When do two submanifolds define the same homology class? Let $X_1$ and $X_2$ be two compact oriented $n$-dimensional submanifolds of an ambient manifold $X$. Are there any checkable conditions which guarantee that $[X_1]=[X_2]$ in $H_n(X)$? This question came to my mind when I was thinking about the axioms of chern classes.

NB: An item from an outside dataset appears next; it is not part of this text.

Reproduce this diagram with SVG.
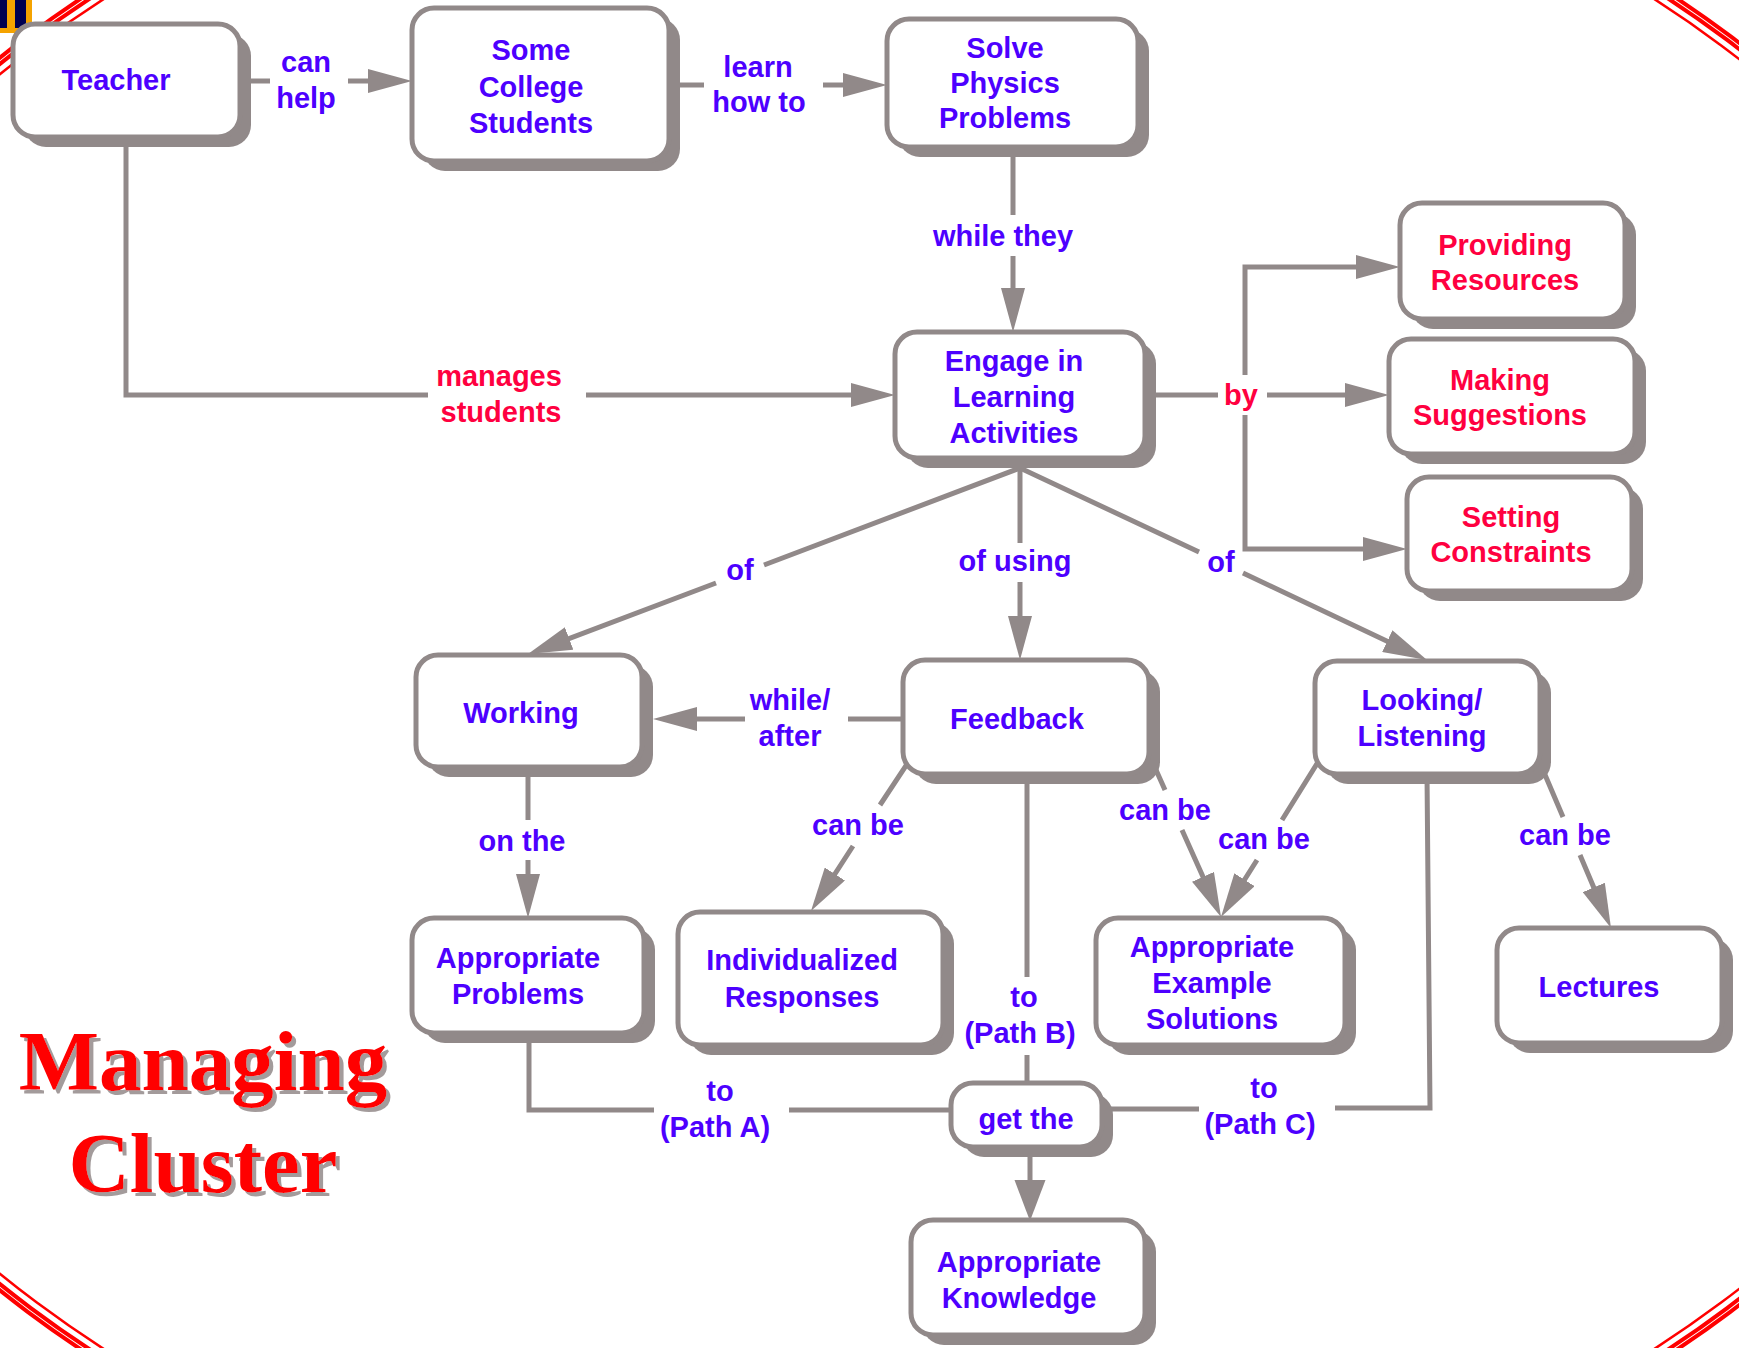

One has the normalization axiom which concerns the homology class of some hyperplane in $\mathbf{CP}^n$. In order for this to make sense one has to prove that two hyperplanes are in the same homology class.

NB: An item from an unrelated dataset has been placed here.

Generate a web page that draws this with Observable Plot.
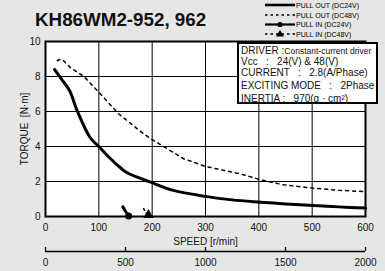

 A: Qiaochu's answer already suffices to see why lines in $\Bbb{CP}^n$ are homologous but here's a weaker characterization in greater generality:
The inclusion maps of $X_1, X_2$ in $X$ being homotopic is a sufficient condition for $X_1, X_2$ to be homologous, but a considerably weaker thing to verify is that $X_1$ and $X_2$ are "cobordant inside $X$".
That is to say, there is a $(n+1)$-dimensional manifold $M$ with $\partial M = X_1 \sqcup X_2$ and a map $f : M \to X$ such that $f|_{\partial M}$ is the inclusion of $X_1$ and $X_2$ in each of the components. Sometimes $f$ will be an embedding (eg, the boundary of the pair of pants inside the 2-torus). When $X_1$ and $X_2$ are homeomorphic and $M = X_1 \times [0, 1]$ this is the homotopy condition Qiaochu mentioned. 

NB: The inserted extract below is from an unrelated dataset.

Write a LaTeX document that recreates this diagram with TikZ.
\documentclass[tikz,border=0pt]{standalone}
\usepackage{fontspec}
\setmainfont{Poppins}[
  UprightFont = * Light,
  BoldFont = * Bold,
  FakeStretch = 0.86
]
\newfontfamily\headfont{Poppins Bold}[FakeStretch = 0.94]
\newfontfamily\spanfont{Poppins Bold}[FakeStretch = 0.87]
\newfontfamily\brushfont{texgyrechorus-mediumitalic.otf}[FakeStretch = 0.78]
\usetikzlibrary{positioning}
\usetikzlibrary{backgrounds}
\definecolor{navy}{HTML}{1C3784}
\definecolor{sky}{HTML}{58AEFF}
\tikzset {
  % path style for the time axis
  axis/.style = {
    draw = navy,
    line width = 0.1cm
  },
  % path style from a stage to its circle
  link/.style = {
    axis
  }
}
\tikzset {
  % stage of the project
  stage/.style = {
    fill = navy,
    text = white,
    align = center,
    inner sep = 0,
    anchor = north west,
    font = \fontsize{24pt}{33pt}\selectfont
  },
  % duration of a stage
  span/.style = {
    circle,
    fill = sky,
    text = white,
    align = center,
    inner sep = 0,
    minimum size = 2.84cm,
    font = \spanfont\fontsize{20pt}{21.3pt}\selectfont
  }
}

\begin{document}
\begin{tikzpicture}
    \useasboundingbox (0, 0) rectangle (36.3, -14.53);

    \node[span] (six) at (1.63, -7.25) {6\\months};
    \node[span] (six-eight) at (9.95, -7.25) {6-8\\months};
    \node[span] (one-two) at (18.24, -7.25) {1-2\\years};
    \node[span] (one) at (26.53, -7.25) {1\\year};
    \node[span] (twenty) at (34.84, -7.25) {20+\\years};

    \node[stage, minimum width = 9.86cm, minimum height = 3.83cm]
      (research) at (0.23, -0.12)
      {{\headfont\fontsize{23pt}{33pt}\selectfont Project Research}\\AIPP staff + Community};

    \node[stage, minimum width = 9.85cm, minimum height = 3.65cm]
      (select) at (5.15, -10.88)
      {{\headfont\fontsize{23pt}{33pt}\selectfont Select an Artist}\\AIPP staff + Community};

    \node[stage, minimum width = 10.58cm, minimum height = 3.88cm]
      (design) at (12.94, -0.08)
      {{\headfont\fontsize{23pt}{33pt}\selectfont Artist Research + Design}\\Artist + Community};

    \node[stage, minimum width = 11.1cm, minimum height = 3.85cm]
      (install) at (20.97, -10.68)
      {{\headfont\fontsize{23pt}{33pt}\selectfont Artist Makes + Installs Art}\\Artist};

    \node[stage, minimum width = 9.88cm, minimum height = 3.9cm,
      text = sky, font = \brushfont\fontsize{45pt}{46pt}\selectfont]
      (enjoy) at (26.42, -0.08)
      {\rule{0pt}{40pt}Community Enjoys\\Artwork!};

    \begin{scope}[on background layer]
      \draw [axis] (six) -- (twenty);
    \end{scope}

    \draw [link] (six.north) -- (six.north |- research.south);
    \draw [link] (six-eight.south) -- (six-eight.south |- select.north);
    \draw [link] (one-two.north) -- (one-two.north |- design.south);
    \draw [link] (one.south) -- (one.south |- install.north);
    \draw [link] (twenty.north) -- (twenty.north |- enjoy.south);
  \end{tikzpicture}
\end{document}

A: A sufficient condition which works in the case of $\mathbb{CP}^n$ is that $X_1$ can be sent to $X_2$ by a path of homeomorphisms, since any such family necessarily acts trivially on homology. For $\mathbb{CP}^n$ and hyperplanes this path can be taken to be a path in $PGL_{n+1}(\mathbb{C})$. 
Incidentally, there is no need to require that $X$ is a manifold or that $X_1$ and $X_2$ are submanifolds (arbitrary maps from $X_1, X_2$ into an arbitrary topological space $X$ already produce fundamental classes in the homology of $X$).